Data records =
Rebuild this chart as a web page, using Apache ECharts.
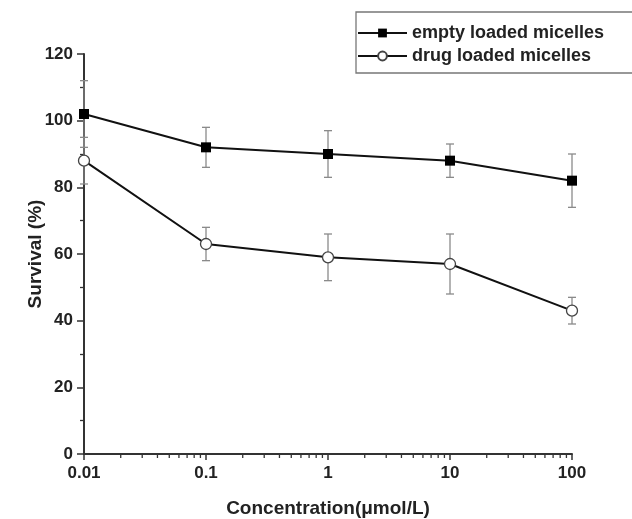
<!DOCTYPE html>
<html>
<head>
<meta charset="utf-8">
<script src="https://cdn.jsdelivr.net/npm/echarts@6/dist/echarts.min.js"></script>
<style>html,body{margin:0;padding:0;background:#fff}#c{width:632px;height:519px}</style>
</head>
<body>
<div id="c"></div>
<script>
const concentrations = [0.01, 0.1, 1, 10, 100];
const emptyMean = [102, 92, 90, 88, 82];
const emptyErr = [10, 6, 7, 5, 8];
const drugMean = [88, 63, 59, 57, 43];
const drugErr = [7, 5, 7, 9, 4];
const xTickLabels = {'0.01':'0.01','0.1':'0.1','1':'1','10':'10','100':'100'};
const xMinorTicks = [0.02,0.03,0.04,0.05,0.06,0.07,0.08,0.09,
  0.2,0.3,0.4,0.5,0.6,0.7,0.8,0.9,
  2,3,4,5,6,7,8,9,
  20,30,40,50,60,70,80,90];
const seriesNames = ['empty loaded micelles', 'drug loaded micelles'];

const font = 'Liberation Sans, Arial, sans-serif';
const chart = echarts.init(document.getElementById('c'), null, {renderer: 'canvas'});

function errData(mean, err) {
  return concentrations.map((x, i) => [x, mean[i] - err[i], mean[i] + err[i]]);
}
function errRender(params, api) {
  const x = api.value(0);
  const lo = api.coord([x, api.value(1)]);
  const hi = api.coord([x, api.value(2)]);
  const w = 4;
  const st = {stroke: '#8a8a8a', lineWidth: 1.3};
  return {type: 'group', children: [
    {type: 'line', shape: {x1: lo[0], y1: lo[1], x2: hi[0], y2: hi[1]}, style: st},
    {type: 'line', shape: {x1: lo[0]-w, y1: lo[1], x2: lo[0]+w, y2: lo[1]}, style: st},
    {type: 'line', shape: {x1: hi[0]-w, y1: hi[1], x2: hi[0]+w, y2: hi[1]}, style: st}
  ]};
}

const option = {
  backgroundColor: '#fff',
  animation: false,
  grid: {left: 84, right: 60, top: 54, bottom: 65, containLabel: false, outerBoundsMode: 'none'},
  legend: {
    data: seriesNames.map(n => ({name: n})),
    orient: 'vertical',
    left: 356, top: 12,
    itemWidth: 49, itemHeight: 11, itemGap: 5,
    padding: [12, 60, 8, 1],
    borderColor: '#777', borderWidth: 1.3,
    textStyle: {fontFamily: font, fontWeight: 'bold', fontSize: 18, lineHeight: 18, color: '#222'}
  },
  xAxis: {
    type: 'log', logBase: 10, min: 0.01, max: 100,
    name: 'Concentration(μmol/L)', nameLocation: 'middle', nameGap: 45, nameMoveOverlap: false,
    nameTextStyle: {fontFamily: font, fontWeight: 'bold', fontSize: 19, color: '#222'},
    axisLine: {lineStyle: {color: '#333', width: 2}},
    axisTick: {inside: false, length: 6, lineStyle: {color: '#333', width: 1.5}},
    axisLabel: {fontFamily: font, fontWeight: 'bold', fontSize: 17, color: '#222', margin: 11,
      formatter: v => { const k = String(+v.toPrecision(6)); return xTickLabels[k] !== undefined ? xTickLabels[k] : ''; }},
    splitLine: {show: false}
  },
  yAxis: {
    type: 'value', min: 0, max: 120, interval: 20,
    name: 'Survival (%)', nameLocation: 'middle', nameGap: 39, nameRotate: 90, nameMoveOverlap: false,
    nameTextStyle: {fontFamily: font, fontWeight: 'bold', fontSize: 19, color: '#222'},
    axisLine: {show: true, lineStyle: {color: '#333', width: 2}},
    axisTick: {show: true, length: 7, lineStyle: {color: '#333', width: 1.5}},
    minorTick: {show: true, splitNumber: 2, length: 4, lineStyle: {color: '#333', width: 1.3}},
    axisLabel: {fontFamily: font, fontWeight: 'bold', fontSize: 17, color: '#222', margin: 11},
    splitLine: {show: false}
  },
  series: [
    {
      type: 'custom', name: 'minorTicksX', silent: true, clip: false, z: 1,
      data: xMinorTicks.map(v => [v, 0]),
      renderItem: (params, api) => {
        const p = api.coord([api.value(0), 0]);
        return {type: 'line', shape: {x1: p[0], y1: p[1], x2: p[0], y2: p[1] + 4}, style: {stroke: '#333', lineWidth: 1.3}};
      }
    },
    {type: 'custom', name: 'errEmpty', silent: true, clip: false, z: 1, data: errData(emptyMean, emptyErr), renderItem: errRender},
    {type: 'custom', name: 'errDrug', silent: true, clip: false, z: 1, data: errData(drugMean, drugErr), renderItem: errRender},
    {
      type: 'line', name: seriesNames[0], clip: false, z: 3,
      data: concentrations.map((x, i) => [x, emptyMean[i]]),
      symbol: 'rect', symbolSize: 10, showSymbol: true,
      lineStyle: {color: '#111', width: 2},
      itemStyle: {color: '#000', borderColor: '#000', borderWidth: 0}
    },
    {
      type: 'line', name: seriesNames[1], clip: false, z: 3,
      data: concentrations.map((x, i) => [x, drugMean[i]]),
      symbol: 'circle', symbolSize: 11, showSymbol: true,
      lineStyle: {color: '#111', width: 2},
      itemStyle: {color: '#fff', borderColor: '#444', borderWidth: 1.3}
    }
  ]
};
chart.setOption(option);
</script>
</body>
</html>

* * *

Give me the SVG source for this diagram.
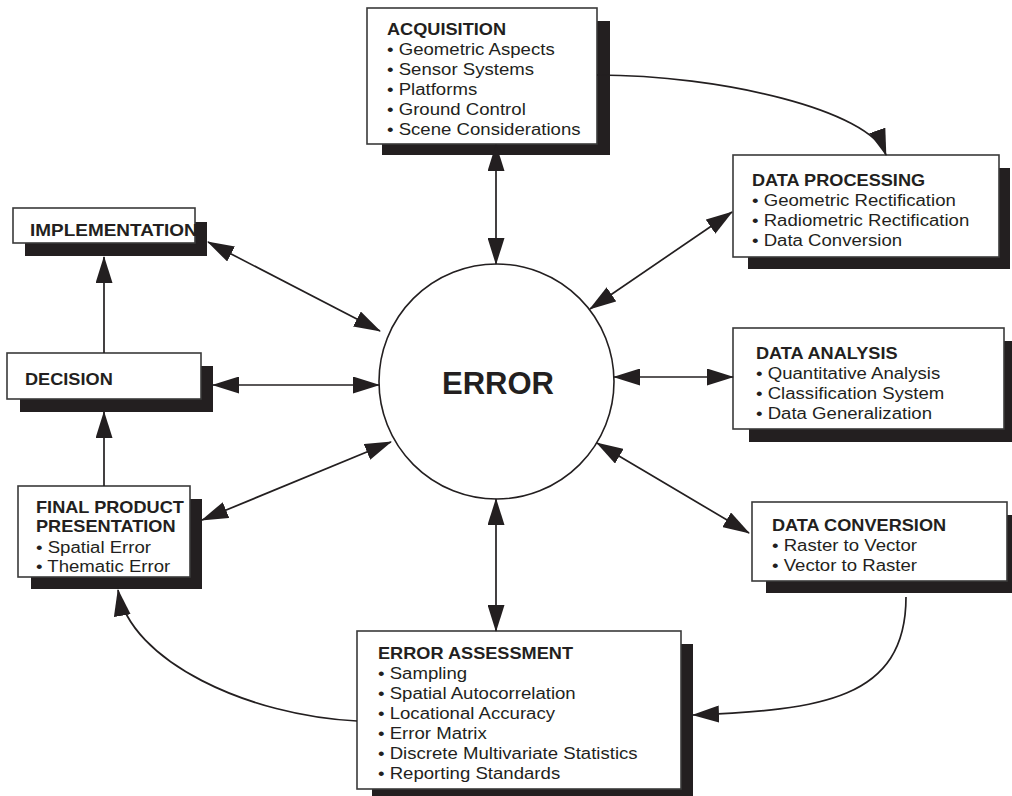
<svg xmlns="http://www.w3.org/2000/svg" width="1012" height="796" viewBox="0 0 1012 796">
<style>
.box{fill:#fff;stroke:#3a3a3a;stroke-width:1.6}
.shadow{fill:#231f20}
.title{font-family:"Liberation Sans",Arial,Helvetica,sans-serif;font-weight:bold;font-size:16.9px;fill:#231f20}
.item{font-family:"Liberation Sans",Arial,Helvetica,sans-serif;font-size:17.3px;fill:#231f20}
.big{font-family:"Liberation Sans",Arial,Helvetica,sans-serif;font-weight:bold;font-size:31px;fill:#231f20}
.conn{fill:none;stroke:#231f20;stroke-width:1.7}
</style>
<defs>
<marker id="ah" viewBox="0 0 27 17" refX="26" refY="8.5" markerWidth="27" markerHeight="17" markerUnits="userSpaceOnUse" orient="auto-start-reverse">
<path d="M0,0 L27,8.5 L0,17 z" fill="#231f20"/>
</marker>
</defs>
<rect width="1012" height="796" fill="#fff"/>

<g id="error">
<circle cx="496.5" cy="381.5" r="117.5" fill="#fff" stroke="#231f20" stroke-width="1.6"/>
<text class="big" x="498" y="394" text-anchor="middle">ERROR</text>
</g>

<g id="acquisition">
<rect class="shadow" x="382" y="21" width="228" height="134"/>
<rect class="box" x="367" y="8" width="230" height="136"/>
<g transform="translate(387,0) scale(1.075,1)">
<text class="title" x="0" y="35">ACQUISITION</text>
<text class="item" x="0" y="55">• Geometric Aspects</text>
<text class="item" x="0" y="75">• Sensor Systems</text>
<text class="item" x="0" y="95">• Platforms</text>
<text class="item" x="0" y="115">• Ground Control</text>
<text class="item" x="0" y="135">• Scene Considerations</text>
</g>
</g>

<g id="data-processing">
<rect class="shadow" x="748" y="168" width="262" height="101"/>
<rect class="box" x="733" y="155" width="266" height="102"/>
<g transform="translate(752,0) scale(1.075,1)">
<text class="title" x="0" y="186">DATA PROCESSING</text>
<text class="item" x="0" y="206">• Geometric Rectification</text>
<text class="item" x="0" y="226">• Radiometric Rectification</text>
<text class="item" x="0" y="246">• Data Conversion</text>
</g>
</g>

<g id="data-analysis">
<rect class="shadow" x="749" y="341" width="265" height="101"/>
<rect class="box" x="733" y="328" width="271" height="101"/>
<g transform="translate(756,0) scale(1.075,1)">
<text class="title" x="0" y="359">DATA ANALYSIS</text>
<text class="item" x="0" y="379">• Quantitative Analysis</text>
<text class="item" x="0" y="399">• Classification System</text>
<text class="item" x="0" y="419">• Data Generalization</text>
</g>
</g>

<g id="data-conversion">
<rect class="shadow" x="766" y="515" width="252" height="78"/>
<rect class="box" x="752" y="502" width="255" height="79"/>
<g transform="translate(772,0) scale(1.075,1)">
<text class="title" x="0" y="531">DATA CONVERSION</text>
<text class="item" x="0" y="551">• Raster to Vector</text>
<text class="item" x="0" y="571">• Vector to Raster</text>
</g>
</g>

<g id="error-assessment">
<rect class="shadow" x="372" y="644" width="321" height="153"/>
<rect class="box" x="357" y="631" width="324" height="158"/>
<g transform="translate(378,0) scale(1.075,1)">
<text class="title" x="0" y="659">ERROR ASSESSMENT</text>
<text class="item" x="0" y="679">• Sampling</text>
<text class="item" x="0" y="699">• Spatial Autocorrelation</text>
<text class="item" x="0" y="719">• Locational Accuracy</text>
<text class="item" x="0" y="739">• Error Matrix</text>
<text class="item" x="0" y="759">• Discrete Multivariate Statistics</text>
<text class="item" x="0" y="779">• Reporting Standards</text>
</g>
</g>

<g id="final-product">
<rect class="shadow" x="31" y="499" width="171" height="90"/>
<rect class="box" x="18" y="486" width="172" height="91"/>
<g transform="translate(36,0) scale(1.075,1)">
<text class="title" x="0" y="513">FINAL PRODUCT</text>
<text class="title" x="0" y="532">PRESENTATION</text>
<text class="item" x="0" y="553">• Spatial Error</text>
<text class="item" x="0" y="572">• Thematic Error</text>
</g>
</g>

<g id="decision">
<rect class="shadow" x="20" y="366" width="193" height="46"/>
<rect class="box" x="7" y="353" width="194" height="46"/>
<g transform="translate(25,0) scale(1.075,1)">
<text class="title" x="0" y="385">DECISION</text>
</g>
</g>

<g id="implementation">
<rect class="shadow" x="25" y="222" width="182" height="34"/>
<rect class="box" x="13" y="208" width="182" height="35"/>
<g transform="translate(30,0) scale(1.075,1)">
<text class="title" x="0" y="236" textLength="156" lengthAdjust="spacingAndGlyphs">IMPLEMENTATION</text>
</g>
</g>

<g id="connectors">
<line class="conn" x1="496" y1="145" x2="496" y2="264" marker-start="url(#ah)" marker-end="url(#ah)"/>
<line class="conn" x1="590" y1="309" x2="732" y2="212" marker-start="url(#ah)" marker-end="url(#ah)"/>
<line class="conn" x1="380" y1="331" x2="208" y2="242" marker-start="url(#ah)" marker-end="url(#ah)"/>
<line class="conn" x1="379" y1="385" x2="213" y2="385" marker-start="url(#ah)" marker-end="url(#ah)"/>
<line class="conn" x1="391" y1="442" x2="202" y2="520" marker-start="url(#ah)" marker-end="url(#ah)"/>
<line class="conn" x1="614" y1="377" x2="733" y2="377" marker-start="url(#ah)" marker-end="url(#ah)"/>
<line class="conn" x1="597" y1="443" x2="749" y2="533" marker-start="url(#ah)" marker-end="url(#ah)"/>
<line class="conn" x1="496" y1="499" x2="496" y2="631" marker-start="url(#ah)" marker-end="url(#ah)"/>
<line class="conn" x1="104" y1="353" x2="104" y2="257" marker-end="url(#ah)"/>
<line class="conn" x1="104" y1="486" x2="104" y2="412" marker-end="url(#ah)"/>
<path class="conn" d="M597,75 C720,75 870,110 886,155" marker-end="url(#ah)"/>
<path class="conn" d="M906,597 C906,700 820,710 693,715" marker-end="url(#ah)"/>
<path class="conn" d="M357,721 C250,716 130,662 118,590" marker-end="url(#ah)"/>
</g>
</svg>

==

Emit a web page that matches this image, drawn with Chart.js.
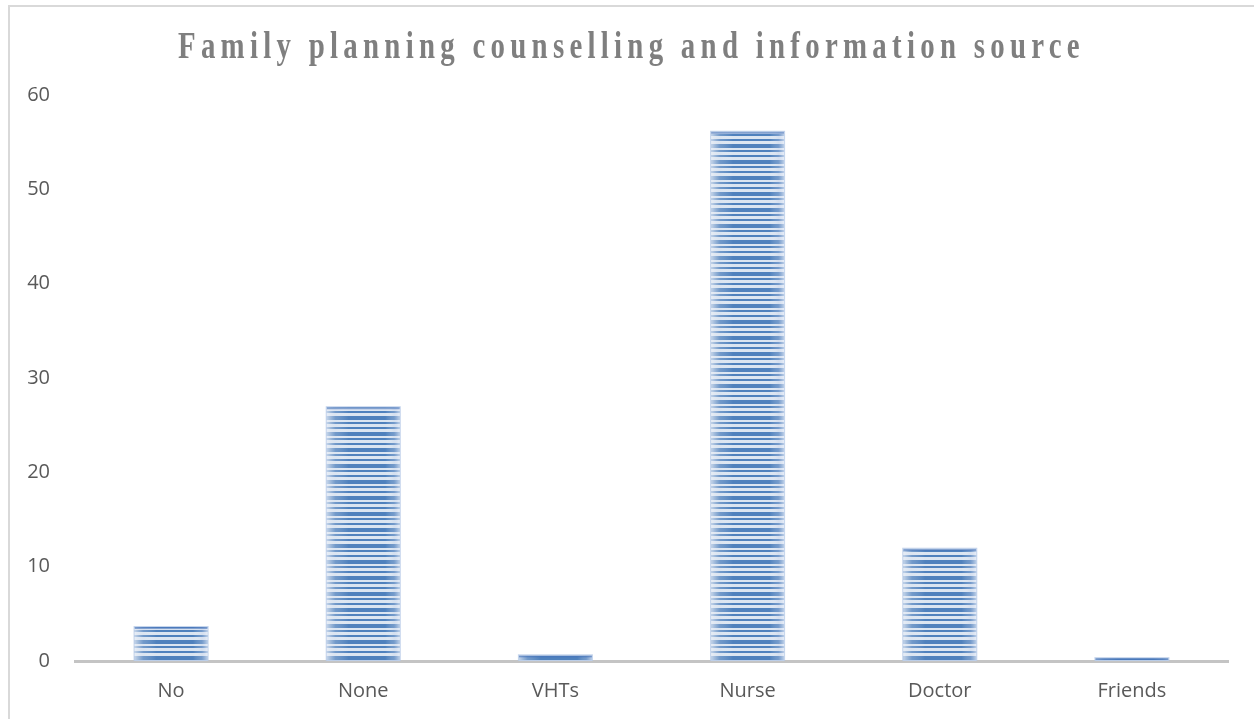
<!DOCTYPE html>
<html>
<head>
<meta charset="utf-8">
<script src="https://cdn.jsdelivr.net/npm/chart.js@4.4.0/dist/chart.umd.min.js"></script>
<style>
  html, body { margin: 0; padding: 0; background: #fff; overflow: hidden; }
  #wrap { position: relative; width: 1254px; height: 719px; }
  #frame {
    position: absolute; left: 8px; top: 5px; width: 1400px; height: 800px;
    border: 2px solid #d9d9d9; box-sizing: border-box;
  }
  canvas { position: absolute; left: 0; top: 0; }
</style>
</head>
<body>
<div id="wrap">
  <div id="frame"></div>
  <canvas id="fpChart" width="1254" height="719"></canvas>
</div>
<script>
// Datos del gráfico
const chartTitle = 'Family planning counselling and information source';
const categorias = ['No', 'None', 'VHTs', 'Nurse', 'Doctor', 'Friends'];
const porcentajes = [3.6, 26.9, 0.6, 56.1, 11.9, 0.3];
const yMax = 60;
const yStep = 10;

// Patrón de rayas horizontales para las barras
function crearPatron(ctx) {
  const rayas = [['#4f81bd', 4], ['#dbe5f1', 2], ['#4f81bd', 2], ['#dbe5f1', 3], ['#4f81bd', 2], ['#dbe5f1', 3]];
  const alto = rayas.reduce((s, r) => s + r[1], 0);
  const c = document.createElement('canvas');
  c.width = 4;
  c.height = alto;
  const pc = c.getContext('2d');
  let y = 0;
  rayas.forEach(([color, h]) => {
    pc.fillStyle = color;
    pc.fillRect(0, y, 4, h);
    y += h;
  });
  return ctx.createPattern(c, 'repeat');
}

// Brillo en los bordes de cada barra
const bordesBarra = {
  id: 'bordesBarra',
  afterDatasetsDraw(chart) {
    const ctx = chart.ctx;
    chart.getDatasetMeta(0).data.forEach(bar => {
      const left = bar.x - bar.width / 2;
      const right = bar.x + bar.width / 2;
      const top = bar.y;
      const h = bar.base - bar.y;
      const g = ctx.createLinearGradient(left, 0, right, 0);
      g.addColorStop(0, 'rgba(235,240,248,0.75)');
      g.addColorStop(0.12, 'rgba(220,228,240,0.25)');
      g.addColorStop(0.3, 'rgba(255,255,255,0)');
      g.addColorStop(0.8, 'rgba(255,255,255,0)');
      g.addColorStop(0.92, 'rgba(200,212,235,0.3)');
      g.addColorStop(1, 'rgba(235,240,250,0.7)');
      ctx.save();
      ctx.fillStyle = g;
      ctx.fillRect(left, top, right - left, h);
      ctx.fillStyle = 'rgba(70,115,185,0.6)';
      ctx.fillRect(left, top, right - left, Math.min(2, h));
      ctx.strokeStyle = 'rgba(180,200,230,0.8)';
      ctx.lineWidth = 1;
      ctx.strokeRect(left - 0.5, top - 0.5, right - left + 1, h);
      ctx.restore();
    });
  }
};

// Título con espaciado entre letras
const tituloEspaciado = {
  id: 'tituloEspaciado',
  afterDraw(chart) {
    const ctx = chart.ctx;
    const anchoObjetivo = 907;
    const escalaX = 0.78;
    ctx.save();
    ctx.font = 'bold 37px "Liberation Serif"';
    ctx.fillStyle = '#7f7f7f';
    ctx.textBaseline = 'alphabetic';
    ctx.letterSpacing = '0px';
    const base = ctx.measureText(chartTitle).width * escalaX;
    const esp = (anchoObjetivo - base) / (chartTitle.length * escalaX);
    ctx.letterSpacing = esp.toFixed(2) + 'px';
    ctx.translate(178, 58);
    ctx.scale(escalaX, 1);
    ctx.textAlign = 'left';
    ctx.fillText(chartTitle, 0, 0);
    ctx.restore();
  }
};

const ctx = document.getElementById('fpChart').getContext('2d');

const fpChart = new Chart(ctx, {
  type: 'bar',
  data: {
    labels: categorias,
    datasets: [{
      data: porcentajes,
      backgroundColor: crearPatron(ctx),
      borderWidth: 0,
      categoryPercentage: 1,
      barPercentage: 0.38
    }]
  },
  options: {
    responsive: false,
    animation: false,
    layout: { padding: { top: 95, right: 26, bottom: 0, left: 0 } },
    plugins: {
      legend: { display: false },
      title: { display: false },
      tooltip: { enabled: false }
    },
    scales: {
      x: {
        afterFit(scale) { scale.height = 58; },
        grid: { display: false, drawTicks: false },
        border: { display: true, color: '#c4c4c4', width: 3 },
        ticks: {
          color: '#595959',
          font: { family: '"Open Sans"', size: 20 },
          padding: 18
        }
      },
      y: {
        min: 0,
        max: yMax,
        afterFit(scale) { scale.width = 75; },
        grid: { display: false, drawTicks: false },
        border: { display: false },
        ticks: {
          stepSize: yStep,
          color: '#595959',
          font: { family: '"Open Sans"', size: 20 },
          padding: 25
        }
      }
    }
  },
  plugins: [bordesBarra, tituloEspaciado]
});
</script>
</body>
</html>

WORK TO BE COMPLETED = Go through the material and copy out every line with "source" in it.

ANSWER TO THE TASK =
Give me the SVG source for this diagram.
const chartTitle = 'Family planning counselling and information source';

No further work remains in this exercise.